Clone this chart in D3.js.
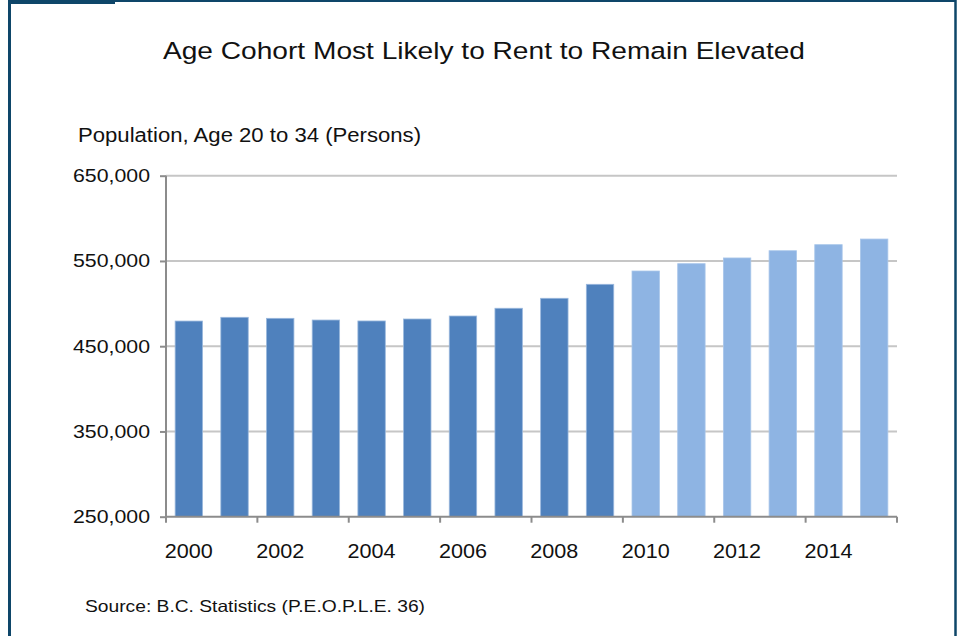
<!DOCTYPE html>
<html>
<head>
<meta charset="utf-8">
<script src="https://cdn.jsdelivr.net/npm/d3@7"></script>
<style>
  body { margin: 0; background: #fff; }
  text { font-family: "Liberation Sans", Arial, sans-serif; fill: #111; }
</style>
</head>
<body>
<div id="chart"></div>
<script>
// years and population (age 20 to 34)
const years = [2000, 2001, 2002, 2003, 2004, 2005, 2006, 2007,
               2008, 2009, 2010, 2011, 2012, 2013, 2014, 2015];
const population = [479500, 483900, 482700, 480700, 479600, 481900, 485400, 494500,
                    506200, 522600, 538200, 546800, 553500, 562000, 569100, 575700];
const firstProjected = 2010;   // lighter bars from here on
const yTicks = [250000, 350000, 450000, 550000, 650000];
const xLabels = [2000, 2002, 2004, 2006, 2008, 2010, 2012, 2014];

const width = 961, height = 636;
const plot = { left: 166, right: 897, top: 175.7, bottom: 516.7 };

const svg = d3.select("#chart").append("svg")
  .attr("width", width)
  .attr("height", height);

// frame
svg.append("rect").attr("x", 0).attr("y", 0).attr("width", width).attr("height", height).attr("fill", "#fff");
svg.append("line").attr("x1", 9.5).attr("x2", 9.5).attr("y1", 0).attr("y2", height)
  .attr("stroke", "#0e4669").attr("stroke-width", 3);
svg.append("line").attr("x1", 955.5).attr("x2", 955.5).attr("y1", 0).attr("y2", height)
  .attr("stroke", "#0e4669").attr("stroke-width", 2.5);
svg.append("line").attr("x1", 8).attr("x2", 956).attr("y1", 1).attr("y2", 1)
  .attr("stroke", "#0e4669").attr("stroke-width", 2);
svg.append("rect").attr("x", 8).attr("y", 0).attr("width", 107).attr("height", 4)
  .attr("fill", "#0e4669");

const x = d3.scaleBand()
  .domain(years)
  .range([plot.left, plot.right])
  .paddingInner(0.4)
  .paddingOuter(0.2);

const y = d3.scaleLinear()
  .domain([250000, 650000])
  .range([plot.bottom, plot.top]);

// gridlines
svg.append("g")
  .selectAll("line")
  .data(yTicks.slice(1))
  .join("line")
  .attr("x1", plot.left)
  .attr("x2", plot.right)
  .attr("y1", d => y(d))
  .attr("y2", d => y(d))
  .attr("stroke", "#c6c6c6")
  .attr("stroke-width", 2);

// bars
svg.append("g")
  .selectAll("rect")
  .data(years)
  .join("rect")
  .attr("x", d => x(d))
  .attr("width", x.bandwidth())
  .attr("y", (d, i) => y(population[i]))
  .attr("height", (d, i) => y(250000) - y(population[i]))
  .attr("fill", d => d >= firstProjected ? "#8eb4e3" : "#4f81bd")
  .attr("stroke", d => d >= firstProjected ? "#a9c6ea" : "#9ab8dd")
  .attr("stroke-width", 0.8);

// y axis
const yAxis = svg.append("g")
  .attr("transform", `translate(${plot.left},0)`)
  .call(d3.axisLeft(y).tickValues(yTicks).tickSize(6).tickPadding(10)
    .tickFormat(d3.format(",")));
yAxis.select(".domain").attr("stroke", "#8c8c8c").attr("stroke-width", 2).attr("d", `M0,${plot.top}V${plot.bottom}`);
yAxis.selectAll(".tick line").attr("stroke", "#8c8c8c").attr("stroke-width", 2);
yAxis.selectAll(".tick text")
  .attr("font-size", 18.6)
  .attr("font-family", "Liberation Sans")
  .attr("fill", "#111")
  .attr("textLength", 77)
  .attr("lengthAdjust", "spacingAndGlyphs");

// x axis: ticks every two categories on band edges
const xAxisG = svg.append("g");
xAxisG.append("line")
  .attr("x1", plot.left).attr("x2", plot.right)
  .attr("y1", plot.bottom).attr("y2", plot.bottom)
  .attr("stroke", "#8c8c8c").attr("stroke-width", 2);
const step = x.step();
const tickYears = years.filter((d, i) => i % 2 === 0).concat([2016]);
xAxisG.selectAll("line.tick")
  .data(tickYears)
  .join("line")
  .attr("class", "tick")
  .attr("x1", d => plot.left + (d - years[0]) * step)
  .attr("x2", d => plot.left + (d - years[0]) * step)
  .attr("y1", plot.bottom)
  .attr("y2", plot.bottom + 6)
  .attr("stroke", "#8c8c8c").attr("stroke-width", 2);
xAxisG.selectAll("text")
  .data(xLabels)
  .join("text")
  .attr("x", d => x(d) + x.bandwidth() / 2)
  .attr("y", 558)
  .attr("text-anchor", "middle")
  .attr("font-size", 20)
  .attr("textLength", 48)
  .attr("lengthAdjust", "spacingAndGlyphs")
  .text(d => d);

// titles
svg.append("text")
  .attr("x", 163).attr("y", 59)
  .attr("font-size", 24.5)
  .attr("textLength", 642)
  .attr("lengthAdjust", "spacingAndGlyphs")
  .text("Age Cohort Most Likely to Rent to Remain Elevated");

svg.append("text")
  .attr("x", 78).attr("y", 142)
  .attr("font-size", 19.5)
  .attr("textLength", 343)
  .attr("lengthAdjust", "spacingAndGlyphs")
  .text("Population, Age 20 to 34 (Persons)");

svg.append("text")
  .attr("x", 85).attr("y", 612)
  .attr("font-size", 16.5)
  .attr("textLength", 340)
  .attr("lengthAdjust", "spacingAndGlyphs")
  .text("Source: B.C. Statistics (P.E.O.P.L.E. 36)");
</script>
</body>
</html>
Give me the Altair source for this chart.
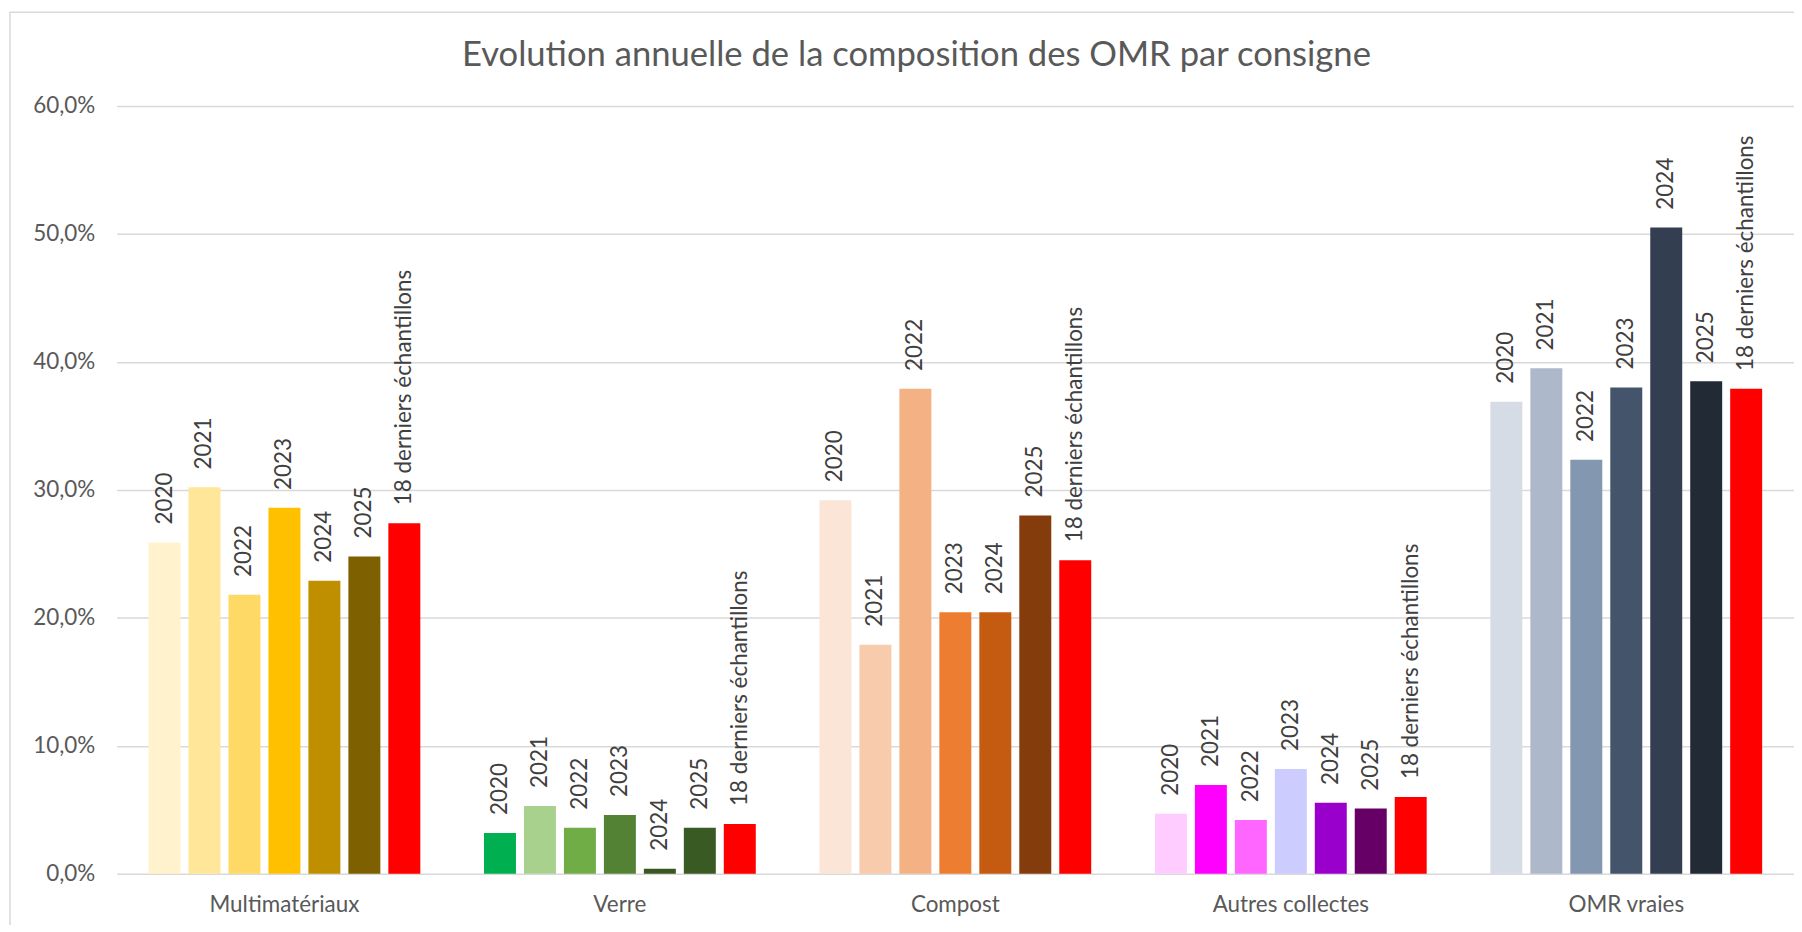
import altair as alt
import pandas as pd

categories = ["Multimatériaux", "Verre", "Compost", "Autres collectes", "OMR vraies"]
series = ["2020", "2021", "2022", "2023", "2024", "2025", "18 derniers échantillons"]

multimateriaux = [25.9, 30.2, 21.8, 28.6, 22.9, 24.8, 27.4]
verre = [3.2, 5.3, 3.6, 4.6, 0.4, 3.6, 3.9]
compost = [29.2, 17.9, 37.9, 20.45, 20.45, 28.0, 24.5]
autres = [4.7, 6.95, 4.2, 8.2, 5.55, 5.1, 6.0]
omr = [36.9, 39.5, 32.35, 38.0, 50.5, 38.5, 37.9]

colors_multi = ["#FFF2CC", "#FFE699", "#FFD966", "#FFC000", "#BF8F00", "#7F6000", "#FF0000"]
colors_verre = ["#00B050", "#A9D18E", "#70AD47", "#548235", "#385723", "#3A5A24", "#FF0000"]
colors_compost = ["#FBE5D6", "#F8CBAD", "#F4B183", "#ED7D31", "#C55A11", "#843C0C", "#FF0000"]
colors_autres = ["#FFCCFF", "#FF00FF", "#FF66FF", "#CCCCFF", "#9900CC", "#660066", "#FF0000"]
colors_omr = ["#D6DCE5", "#ADB9CA", "#8497B0", "#44546A", "#333F50", "#222A35", "#FF0000"]

title_text = "Evolution annuelle de la composition des OMR par consigne"

values = [multimateriaux, verre, compost, autres, omr]
colors = [colors_multi, colors_verre, colors_compost, colors_autres, colors_omr]

rows = []
for c, vals, cols in zip(categories, values, colors):
    for s, v, col in zip(series, vals, cols):
        rows.append({"cat": c, "serie": s, "value": v, "color": col})
df = pd.DataFrame(rows)

FONT = "Lato"
W, H = 1682, 770

x_enc = alt.X("cat:N", sort=categories, title=None,
              scale=alt.Scale(paddingInner=0.166, paddingOuter=0.083),
              axis=alt.Axis(labelAngle=0, labelFontSize=22.5, labelColor="#595959",
                            labelFont=FONT, ticks=False, domain=False, labelPadding=20))
xo_enc = alt.XOffset("serie:N", sort=series,
                     scale=alt.Scale(paddingInner=0.2, paddingOuter=0.1))
y_enc = alt.Y("value:Q", title=None,
              scale=alt.Scale(domain=[0, 60], nice=False),
              axis=alt.Axis(values=[0, 10, 20, 30, 40, 50, 60],
                            labelExpr="replace(format(datum.value, '.1f'), '.', ',') + '%'",
                            labelFontSize=22.5, labelColor="#595959", labelFont=FONT,
                            ticks=False, domain=False, labelPadding=22,
                            gridColor="#D9D9D9", gridWidth=1.5))

base = alt.Chart(df)

bars = base.mark_bar().encode(
    x=x_enc, xOffset=xo_enc, y=y_enc,
    color=alt.Color("color:N", scale=None),
)

labels = base.mark_text(angle=270, align="left", baseline="middle", dx=18,
                        fontSize=22.5, font=FONT, color="#404040").encode(
    x=alt.X("cat:N", sort=categories),
    xOffset=alt.XOffset("serie:N", sort=series),
    y=alt.Y("value:Q"),
    text="serie:N",
)

deco = alt.Chart(pd.DataFrame({"t": [title_text]}))

title = deco.mark_text(fontSize=34.7, font=FONT, color="#595959", baseline="middle",
                       align="center").encode(
    x=alt.value(802), y=alt.value(-50), text="t:N")

border = deco.mark_rect(fill=None, stroke="#D9D9D9", strokeWidth=1.5).encode(
    x=alt.value(-107), x2=alt.value(W + 40), y=alt.value(-94), y2=alt.value(H + 80))

chart = alt.layer(border, bars, labels, title).properties(
    width=W, height=H,
    autosize=alt.AutoSizeParams(type="none"),
    padding={"left": 109, "top": 97, "right": 0, "bottom": 50},
).configure_view(stroke=None)

chart.save("out.html", embed_options={"renderer": "svg", "actions": False})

====

Take only the lines above from the one that has "Give me the Altair source for this chart." through the one that has "W, H = 1682, 770" and reproduce them exactly, omitting any pictures.

*Output below*
Give me the Altair source for this chart.
import altair as alt
import pandas as pd

categories = ["Multimatériaux", "Verre", "Compost", "Autres collectes", "OMR vraies"]
series = ["2020", "2021", "2022", "2023", "2024", "2025", "18 derniers échantillons"]

multimateriaux = [25.9, 30.2, 21.8, 28.6, 22.9, 24.8, 27.4]
verre = [3.2, 5.3, 3.6, 4.6, 0.4, 3.6, 3.9]
compost = [29.2, 17.9, 37.9, 20.45, 20.45, 28.0, 24.5]
autres = [4.7, 6.95, 4.2, 8.2, 5.55, 5.1, 6.0]
omr = [36.9, 39.5, 32.35, 38.0, 50.5, 38.5, 37.9]

colors_multi = ["#FFF2CC", "#FFE699", "#FFD966", "#FFC000", "#BF8F00", "#7F6000", "#FF0000"]
colors_verre = ["#00B050", "#A9D18E", "#70AD47", "#548235", "#385723", "#3A5A24", "#FF0000"]
colors_compost = ["#FBE5D6", "#F8CBAD", "#F4B183", "#ED7D31", "#C55A11", "#843C0C", "#FF0000"]
colors_autres = ["#FFCCFF", "#FF00FF", "#FF66FF", "#CCCCFF", "#9900CC", "#660066", "#FF0000"]
colors_omr = ["#D6DCE5", "#ADB9CA", "#8497B0", "#44546A", "#333F50", "#222A35", "#FF0000"]

title_text = "Evolution annuelle de la composition des OMR par consigne"

values = [multimateriaux, verre, compost, autres, omr]
colors = [colors_multi, colors_verre, colors_compost, colors_autres, colors_omr]

rows = []
for c, vals, cols in zip(categories, values, colors):
    for s, v, col in zip(series, vals, cols):
        rows.append({"cat": c, "serie": s, "value": v, "color": col})
df = pd.DataFrame(rows)

FONT = "Lato"
W, H = 1682, 770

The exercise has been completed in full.